Task: Within the entries below, find the portion that opens with the line containing "Write a Python" and closes with the line containing "0.85, 0.875, 0.9, 0.925, 0.95, 0.975, 1.0]". Retype that portion exactly and only.

[Plotting code records]
+ + + + + + +
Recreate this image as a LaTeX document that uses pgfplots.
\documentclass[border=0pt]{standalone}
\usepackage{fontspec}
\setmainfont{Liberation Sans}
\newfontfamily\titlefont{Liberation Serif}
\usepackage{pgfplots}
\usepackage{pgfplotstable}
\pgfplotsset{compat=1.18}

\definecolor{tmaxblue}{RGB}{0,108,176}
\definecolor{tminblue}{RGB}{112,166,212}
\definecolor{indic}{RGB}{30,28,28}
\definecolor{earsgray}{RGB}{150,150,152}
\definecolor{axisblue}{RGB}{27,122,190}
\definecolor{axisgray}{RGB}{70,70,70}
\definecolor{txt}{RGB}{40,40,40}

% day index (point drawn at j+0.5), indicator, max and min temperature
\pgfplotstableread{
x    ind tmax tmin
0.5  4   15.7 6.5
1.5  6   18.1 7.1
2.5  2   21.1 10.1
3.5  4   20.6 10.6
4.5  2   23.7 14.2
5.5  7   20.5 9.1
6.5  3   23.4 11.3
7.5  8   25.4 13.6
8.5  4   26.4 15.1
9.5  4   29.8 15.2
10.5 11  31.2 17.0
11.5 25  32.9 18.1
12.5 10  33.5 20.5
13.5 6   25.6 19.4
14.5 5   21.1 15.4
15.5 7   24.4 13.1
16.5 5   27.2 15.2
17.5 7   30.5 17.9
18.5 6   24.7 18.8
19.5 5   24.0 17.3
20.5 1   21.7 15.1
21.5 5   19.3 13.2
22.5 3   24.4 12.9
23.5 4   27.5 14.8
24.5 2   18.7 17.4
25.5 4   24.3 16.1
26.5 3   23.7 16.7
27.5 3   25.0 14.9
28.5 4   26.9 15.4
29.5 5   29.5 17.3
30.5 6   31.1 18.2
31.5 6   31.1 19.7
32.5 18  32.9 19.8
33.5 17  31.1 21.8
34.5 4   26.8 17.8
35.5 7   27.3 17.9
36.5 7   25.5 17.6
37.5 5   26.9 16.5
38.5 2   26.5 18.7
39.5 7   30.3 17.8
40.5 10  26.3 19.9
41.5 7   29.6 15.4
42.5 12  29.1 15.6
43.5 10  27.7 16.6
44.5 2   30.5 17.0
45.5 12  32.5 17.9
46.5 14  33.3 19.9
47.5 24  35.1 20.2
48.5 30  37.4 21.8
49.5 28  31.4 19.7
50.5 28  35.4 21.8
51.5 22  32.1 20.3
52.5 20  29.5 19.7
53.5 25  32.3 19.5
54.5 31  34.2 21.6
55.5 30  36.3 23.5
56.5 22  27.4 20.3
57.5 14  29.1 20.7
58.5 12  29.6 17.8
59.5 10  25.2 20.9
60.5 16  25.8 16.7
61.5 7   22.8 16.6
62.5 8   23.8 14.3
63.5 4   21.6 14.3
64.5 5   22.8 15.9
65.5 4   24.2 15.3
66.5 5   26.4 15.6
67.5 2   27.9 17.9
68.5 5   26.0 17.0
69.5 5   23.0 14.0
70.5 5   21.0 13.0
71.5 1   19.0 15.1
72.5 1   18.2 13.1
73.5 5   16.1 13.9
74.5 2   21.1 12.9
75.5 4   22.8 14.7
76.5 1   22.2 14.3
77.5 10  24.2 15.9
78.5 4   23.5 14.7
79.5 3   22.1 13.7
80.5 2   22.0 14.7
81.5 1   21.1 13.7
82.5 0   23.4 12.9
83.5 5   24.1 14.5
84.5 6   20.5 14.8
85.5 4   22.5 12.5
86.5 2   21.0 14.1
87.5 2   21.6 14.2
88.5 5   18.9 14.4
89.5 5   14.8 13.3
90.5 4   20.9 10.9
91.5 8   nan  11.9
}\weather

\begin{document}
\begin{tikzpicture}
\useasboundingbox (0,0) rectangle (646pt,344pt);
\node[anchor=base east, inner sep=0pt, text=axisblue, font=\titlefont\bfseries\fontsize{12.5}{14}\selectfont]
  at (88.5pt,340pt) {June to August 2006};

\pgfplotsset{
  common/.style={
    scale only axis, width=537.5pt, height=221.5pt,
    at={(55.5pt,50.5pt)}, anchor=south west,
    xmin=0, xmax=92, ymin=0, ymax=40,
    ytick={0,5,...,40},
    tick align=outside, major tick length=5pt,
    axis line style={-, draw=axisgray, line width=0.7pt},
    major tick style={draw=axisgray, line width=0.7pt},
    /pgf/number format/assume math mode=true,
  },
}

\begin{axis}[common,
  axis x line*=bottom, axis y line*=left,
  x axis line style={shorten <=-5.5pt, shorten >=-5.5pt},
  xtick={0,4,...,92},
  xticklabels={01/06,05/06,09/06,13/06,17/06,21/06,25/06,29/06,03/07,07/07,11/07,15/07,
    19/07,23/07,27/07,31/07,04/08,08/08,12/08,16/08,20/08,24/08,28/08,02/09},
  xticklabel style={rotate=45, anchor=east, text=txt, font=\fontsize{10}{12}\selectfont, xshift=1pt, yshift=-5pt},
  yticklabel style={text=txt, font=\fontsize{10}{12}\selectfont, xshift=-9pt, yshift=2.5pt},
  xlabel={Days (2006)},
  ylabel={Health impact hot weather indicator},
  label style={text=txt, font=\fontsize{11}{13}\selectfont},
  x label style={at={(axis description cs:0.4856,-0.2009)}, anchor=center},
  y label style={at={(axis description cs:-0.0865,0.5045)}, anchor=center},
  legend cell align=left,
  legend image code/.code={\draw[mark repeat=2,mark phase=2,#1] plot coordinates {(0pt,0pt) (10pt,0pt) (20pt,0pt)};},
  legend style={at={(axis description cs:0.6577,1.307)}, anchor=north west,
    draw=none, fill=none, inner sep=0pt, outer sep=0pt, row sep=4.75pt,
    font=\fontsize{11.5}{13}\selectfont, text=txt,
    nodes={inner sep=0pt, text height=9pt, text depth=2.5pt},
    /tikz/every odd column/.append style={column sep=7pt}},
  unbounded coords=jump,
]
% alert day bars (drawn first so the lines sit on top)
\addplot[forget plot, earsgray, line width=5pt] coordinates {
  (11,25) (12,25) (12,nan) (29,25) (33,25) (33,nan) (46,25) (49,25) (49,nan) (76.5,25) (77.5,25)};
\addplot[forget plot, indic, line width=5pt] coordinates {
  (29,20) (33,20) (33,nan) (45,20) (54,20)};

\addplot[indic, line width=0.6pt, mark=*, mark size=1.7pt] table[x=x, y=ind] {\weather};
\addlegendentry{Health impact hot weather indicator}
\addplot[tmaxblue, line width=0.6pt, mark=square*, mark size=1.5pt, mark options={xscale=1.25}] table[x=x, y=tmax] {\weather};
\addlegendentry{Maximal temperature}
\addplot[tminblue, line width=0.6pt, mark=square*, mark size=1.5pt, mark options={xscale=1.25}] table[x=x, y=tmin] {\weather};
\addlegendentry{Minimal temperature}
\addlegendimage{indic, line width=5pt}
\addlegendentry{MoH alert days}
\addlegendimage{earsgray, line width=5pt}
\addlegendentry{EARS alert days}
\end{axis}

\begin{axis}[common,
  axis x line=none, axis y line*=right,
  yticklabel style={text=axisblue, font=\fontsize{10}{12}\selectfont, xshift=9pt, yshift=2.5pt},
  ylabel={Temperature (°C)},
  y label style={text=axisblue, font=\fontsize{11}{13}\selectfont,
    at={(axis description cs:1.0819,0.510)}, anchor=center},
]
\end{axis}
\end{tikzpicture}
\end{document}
+ + + + + + +
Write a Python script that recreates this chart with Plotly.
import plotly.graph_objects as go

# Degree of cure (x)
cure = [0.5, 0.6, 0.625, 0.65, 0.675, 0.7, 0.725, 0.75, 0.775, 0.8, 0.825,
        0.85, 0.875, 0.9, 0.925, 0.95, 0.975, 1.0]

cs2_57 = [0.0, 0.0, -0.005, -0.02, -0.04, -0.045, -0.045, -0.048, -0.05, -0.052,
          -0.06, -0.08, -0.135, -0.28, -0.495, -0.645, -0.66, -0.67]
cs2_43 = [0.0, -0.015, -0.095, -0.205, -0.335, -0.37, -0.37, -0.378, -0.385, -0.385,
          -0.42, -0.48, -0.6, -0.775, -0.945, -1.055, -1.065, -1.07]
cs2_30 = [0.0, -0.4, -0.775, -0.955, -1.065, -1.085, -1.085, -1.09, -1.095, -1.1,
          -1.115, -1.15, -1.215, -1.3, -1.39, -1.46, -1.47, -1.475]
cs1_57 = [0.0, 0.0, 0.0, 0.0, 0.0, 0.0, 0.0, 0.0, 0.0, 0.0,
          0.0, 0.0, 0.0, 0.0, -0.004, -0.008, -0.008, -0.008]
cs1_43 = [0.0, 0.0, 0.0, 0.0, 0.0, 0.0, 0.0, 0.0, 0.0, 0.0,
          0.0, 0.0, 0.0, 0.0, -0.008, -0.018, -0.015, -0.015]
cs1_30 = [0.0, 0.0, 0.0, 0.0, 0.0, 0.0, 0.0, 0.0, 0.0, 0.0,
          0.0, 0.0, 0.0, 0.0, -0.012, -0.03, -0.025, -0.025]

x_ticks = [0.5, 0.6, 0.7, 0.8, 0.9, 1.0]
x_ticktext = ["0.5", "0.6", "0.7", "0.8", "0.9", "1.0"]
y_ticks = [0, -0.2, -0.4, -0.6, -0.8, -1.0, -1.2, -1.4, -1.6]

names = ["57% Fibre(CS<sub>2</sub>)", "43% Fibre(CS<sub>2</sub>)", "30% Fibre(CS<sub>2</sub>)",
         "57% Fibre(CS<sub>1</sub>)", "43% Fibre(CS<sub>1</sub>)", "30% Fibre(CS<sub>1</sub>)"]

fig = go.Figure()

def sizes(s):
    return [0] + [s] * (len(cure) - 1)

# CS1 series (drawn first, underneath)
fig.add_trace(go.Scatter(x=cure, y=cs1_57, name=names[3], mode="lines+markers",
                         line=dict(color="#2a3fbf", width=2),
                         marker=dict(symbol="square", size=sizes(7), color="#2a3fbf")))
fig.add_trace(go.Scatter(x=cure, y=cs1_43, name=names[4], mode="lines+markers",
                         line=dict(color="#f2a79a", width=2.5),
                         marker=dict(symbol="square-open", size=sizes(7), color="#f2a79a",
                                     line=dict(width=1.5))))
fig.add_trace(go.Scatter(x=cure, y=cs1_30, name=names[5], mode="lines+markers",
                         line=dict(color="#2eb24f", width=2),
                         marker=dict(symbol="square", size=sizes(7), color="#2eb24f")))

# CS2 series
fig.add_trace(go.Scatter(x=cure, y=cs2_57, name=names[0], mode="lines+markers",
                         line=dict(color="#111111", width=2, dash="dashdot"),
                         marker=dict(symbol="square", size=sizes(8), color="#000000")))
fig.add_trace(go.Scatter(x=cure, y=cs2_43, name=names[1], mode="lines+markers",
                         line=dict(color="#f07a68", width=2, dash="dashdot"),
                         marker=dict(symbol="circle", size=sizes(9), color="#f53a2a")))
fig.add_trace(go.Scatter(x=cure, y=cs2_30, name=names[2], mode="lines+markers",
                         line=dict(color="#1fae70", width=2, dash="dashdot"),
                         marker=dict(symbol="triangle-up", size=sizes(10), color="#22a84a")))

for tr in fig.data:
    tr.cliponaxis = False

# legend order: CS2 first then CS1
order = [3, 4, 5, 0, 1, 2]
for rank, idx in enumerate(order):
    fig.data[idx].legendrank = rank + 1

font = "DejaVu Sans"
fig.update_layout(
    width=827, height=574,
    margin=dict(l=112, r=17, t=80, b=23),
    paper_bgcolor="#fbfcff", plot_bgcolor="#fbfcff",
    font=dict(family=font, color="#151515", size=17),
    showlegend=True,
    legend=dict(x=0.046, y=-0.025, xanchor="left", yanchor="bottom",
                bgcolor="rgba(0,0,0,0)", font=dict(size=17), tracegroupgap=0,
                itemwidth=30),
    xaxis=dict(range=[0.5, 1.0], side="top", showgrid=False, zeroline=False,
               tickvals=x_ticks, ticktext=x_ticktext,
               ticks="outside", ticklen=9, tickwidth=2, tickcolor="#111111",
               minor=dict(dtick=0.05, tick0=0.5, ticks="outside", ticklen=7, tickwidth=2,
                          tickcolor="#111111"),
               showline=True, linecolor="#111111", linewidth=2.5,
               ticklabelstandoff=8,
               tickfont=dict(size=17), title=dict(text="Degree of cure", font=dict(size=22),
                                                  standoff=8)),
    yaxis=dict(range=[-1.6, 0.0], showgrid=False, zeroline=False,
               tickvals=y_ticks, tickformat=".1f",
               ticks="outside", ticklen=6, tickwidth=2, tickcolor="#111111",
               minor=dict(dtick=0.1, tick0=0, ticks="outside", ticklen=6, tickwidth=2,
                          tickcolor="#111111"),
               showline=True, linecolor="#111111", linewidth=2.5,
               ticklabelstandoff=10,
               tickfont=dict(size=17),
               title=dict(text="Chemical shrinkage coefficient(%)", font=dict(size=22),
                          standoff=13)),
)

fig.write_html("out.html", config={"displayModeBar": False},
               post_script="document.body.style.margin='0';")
+ + + + + + +
Right answer:
Write a Python script that recreates this chart with Plotly.
import plotly.graph_objects as go

# Degree of cure (x)
cure = [0.5, 0.6, 0.625, 0.65, 0.675, 0.7, 0.725, 0.75, 0.775, 0.8, 0.825,
        0.85, 0.875, 0.9, 0.925, 0.95, 0.975, 1.0]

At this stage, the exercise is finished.